## begin RECORD EXTRACTS

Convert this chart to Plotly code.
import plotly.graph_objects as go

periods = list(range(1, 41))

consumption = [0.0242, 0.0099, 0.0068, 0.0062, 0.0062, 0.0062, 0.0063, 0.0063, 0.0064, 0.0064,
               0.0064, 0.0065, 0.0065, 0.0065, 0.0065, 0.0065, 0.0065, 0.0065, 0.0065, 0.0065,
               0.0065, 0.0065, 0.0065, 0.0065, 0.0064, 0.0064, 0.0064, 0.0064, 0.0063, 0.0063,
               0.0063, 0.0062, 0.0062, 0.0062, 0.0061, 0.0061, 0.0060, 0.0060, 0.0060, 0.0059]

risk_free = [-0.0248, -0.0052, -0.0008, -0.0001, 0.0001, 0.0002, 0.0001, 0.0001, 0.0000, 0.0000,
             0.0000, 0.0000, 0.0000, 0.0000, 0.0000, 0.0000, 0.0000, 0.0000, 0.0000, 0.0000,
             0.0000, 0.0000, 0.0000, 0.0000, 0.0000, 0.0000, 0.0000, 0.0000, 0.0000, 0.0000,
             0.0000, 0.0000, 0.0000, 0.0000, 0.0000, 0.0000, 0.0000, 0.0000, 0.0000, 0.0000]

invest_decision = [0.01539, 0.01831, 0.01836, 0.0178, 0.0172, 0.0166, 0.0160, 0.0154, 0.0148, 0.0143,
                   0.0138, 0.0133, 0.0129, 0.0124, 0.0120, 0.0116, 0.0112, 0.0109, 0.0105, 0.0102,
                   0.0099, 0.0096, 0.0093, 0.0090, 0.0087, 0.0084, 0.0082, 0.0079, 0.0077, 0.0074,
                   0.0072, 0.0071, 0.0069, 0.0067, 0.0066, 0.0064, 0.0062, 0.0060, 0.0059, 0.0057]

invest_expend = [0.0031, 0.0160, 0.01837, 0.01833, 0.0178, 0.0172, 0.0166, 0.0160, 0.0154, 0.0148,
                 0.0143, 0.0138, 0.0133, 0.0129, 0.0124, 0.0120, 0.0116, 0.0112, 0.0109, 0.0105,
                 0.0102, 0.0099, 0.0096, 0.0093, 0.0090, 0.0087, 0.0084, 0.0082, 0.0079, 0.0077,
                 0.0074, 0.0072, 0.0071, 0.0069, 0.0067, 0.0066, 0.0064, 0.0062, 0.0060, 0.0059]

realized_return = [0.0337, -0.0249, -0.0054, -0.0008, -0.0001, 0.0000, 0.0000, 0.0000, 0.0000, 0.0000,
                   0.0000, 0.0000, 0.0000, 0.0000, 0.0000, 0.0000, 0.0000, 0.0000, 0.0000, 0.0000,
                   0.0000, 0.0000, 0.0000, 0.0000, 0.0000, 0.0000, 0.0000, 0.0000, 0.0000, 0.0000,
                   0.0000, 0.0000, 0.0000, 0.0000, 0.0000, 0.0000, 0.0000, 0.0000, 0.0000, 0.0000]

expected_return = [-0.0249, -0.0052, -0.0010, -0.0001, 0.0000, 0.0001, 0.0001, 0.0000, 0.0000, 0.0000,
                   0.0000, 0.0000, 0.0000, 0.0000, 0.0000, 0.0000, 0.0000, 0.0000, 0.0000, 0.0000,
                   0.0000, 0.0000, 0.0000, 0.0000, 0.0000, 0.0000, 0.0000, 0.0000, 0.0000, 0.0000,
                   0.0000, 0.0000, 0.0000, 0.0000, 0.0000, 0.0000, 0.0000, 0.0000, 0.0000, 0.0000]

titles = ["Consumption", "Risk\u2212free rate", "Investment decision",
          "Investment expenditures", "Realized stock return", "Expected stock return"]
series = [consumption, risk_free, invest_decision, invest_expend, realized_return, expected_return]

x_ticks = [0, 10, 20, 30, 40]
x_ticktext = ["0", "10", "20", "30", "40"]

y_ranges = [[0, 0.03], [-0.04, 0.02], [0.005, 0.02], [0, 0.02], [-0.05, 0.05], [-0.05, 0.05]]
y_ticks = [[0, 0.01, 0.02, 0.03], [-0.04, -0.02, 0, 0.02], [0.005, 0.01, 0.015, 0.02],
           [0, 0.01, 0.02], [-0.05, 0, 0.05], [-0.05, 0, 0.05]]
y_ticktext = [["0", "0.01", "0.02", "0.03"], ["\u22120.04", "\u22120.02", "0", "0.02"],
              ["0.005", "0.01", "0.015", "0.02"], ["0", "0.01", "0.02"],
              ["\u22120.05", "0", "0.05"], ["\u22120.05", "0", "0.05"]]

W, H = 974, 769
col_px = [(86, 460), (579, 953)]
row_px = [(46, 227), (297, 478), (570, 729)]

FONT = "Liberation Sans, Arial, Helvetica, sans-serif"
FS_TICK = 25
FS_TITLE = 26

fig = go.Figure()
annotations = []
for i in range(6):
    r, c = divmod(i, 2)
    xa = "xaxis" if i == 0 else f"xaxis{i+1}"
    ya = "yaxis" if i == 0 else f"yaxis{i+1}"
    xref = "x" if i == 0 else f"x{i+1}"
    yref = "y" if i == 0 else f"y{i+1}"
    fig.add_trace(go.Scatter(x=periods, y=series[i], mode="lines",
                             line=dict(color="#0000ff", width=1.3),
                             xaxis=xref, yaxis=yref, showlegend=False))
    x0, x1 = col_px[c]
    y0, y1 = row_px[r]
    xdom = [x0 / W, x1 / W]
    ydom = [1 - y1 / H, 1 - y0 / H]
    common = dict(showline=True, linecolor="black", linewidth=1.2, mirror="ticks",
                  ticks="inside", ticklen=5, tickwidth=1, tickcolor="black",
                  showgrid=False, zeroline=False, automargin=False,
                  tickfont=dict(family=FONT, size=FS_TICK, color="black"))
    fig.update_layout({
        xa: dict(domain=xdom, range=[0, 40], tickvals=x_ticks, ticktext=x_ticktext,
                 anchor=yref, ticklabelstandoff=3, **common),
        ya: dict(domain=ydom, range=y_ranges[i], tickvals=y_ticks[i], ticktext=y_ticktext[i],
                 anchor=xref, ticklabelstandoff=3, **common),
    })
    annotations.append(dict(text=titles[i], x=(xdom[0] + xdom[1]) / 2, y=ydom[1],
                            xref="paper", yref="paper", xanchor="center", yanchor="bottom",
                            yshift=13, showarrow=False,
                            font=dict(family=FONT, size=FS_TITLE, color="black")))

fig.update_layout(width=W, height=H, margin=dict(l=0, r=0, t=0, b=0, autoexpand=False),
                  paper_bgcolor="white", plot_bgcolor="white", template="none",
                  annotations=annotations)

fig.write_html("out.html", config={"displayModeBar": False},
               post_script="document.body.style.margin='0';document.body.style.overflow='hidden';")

## end RECORD EXTRACTS
## begin RECORD EXTRACTS

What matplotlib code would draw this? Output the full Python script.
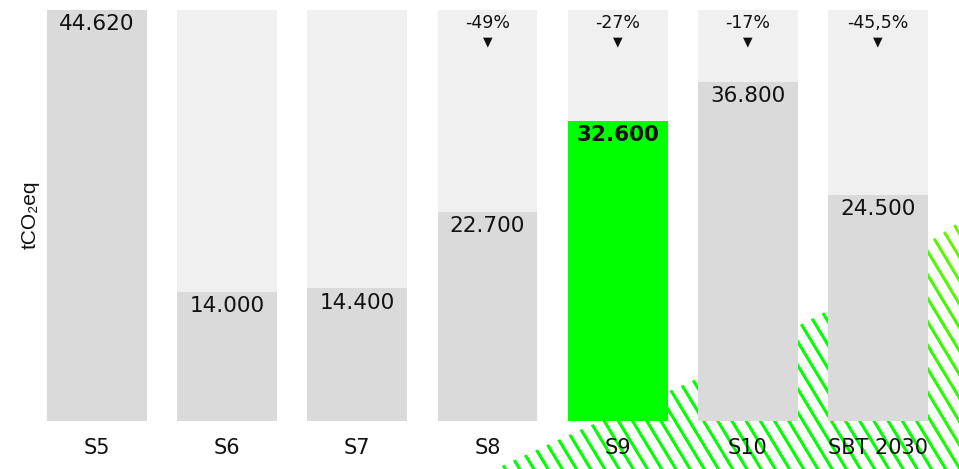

## end RECORD EXTRACTS
## begin RECORD EXTRACTS

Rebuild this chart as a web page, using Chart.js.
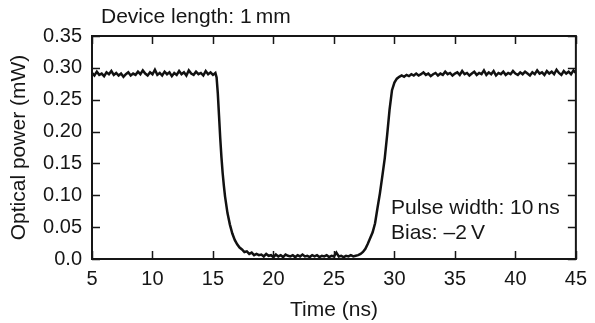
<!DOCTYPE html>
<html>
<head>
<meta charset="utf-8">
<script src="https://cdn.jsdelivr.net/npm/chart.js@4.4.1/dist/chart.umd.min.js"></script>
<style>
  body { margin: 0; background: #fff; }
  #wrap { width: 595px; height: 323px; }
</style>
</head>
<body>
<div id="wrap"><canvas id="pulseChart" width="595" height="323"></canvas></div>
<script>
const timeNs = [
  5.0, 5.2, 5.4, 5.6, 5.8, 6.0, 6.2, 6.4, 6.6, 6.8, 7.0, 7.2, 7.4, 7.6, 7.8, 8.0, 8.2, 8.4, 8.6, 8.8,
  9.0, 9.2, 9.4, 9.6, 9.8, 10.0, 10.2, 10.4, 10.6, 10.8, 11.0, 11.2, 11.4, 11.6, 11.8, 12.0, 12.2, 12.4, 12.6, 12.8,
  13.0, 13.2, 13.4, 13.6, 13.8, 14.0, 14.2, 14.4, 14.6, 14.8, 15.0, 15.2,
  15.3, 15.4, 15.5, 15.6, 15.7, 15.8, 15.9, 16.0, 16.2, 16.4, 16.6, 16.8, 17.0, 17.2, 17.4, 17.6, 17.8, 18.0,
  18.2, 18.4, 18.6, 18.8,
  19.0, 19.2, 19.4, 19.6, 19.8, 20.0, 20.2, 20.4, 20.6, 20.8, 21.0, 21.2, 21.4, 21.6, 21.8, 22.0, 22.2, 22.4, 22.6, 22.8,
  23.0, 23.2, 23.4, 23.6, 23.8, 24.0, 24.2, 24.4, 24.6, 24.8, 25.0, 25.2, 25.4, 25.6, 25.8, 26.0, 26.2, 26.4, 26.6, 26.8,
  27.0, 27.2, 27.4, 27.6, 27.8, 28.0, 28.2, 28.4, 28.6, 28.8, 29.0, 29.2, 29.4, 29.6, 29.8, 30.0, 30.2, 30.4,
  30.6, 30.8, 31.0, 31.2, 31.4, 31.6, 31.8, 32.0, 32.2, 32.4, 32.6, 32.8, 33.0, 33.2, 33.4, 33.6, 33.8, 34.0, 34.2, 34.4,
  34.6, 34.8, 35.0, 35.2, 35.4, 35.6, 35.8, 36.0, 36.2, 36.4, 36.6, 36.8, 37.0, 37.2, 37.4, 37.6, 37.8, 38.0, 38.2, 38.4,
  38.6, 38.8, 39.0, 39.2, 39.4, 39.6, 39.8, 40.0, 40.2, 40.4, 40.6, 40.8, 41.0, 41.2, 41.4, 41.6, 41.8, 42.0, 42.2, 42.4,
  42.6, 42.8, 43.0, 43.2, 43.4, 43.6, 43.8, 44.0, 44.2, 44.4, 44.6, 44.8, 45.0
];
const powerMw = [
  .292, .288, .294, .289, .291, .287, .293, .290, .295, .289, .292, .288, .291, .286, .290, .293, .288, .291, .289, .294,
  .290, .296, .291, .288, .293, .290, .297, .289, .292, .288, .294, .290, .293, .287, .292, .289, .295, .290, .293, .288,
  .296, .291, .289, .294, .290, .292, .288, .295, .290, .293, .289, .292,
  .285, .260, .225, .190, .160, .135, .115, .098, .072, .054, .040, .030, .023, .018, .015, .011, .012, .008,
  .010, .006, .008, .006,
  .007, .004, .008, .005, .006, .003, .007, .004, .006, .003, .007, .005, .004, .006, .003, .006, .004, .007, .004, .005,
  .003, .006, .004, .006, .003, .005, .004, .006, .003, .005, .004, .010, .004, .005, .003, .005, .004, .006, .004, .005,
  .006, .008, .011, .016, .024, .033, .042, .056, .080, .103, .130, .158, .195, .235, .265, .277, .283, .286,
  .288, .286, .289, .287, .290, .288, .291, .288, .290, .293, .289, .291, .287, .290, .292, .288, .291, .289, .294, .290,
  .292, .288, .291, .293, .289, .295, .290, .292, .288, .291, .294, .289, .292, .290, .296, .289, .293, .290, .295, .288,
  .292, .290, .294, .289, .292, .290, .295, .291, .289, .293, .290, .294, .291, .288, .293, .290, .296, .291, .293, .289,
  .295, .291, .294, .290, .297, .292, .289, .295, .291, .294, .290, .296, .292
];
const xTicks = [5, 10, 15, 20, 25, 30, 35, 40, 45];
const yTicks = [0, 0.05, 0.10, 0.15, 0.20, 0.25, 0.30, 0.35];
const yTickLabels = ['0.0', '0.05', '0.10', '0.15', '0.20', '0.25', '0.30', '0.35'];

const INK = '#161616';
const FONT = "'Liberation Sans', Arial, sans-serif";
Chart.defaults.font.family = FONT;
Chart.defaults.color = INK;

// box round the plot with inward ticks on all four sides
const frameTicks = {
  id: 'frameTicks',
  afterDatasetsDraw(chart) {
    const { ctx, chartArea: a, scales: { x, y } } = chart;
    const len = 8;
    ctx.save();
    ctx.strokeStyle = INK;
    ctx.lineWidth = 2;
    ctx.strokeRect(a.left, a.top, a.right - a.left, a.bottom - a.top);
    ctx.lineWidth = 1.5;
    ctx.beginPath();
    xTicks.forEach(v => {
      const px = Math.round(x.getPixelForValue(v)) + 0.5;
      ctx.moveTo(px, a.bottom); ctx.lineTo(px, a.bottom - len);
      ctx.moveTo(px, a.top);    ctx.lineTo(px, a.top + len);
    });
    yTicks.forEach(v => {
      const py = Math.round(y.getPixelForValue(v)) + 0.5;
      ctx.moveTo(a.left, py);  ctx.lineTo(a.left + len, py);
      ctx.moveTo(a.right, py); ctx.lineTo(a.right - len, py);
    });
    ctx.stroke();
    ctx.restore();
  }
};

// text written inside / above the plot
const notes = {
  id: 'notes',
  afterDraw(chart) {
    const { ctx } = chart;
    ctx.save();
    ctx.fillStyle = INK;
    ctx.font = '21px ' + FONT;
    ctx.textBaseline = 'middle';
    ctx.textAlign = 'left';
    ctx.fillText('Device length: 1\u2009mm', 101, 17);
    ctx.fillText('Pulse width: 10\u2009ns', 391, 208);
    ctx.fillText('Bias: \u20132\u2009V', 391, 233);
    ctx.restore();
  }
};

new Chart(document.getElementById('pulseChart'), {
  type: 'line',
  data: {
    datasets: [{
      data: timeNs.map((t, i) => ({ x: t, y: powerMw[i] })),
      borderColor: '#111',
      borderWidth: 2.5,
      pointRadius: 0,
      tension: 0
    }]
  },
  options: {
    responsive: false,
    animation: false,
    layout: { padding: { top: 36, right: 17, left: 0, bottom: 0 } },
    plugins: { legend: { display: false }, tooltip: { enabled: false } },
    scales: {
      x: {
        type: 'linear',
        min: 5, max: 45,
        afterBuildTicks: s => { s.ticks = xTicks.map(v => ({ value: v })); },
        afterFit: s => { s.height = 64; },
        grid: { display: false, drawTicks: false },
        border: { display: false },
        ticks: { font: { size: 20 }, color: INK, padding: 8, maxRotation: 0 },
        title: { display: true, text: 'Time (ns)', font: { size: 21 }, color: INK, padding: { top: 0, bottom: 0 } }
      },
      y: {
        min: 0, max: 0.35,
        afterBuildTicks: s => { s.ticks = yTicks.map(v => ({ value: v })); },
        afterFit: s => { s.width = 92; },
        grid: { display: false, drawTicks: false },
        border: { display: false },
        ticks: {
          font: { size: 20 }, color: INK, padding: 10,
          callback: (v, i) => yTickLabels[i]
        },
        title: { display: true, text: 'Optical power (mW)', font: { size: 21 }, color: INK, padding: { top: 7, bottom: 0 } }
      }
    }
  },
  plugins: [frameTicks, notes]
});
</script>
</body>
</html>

## end RECORD EXTRACTS

#### [TO BE DONE]
Your task is to extract exactly the lines starting at the line with "Convert this chart to Plotly code." and ending at the line with "0.0062, 0.0060, 0.0059]", including both ends, and no other lines.

#### [COMPLETED EXERCISE]
Convert this chart to Plotly code.
import plotly.graph_objects as go

periods = list(range(1, 41))

consumption = [0.0242, 0.0099, 0.0068, 0.0062, 0.0062, 0.0062, 0.0063, 0.0063, 0.0064, 0.0064,
               0.0064, 0.0065, 0.0065, 0.0065, 0.0065, 0.0065, 0.0065, 0.0065, 0.0065, 0.0065,
               0.0065, 0.0065, 0.0065, 0.0065, 0.0064, 0.0064, 0.0064, 0.0064, 0.0063, 0.0063,
               0.0063, 0.0062, 0.0062, 0.0062, 0.0061, 0.0061, 0.0060, 0.0060, 0.0060, 0.0059]

risk_free = [-0.0248, -0.0052, -0.0008, -0.0001, 0.0001, 0.0002, 0.0001, 0.0001, 0.0000, 0.0000,
             0.0000, 0.0000, 0.0000, 0.0000, 0.0000, 0.0000, 0.0000, 0.0000, 0.0000, 0.0000,
             0.0000, 0.0000, 0.0000, 0.0000, 0.0000, 0.0000, 0.0000, 0.0000, 0.0000, 0.0000,
             0.0000, 0.0000, 0.0000, 0.0000, 0.0000, 0.0000, 0.0000, 0.0000, 0.0000, 0.0000]

invest_decision = [0.01539, 0.01831, 0.01836, 0.0178, 0.0172, 0.0166, 0.0160, 0.0154, 0.0148, 0.0143,
                   0.0138, 0.0133, 0.0129, 0.0124, 0.0120, 0.0116, 0.0112, 0.0109, 0.0105, 0.0102,
                   0.0099, 0.0096, 0.0093, 0.0090, 0.0087, 0.0084, 0.0082, 0.0079, 0.0077, 0.0074,
                   0.0072, 0.0071, 0.0069, 0.0067, 0.0066, 0.0064, 0.0062, 0.0060, 0.0059, 0.0057]

invest_expend = [0.0031, 0.0160, 0.01837, 0.01833, 0.0178, 0.0172, 0.0166, 0.0160, 0.0154, 0.0148,
                 0.0143, 0.0138, 0.0133, 0.0129, 0.0124, 0.0120, 0.0116, 0.0112, 0.0109, 0.0105,
                 0.0102, 0.0099, 0.0096, 0.0093, 0.0090, 0.0087, 0.0084, 0.0082, 0.0079, 0.0077,
                 0.0074, 0.0072, 0.0071, 0.0069, 0.0067, 0.0066, 0.0064, 0.0062, 0.0060, 0.0059]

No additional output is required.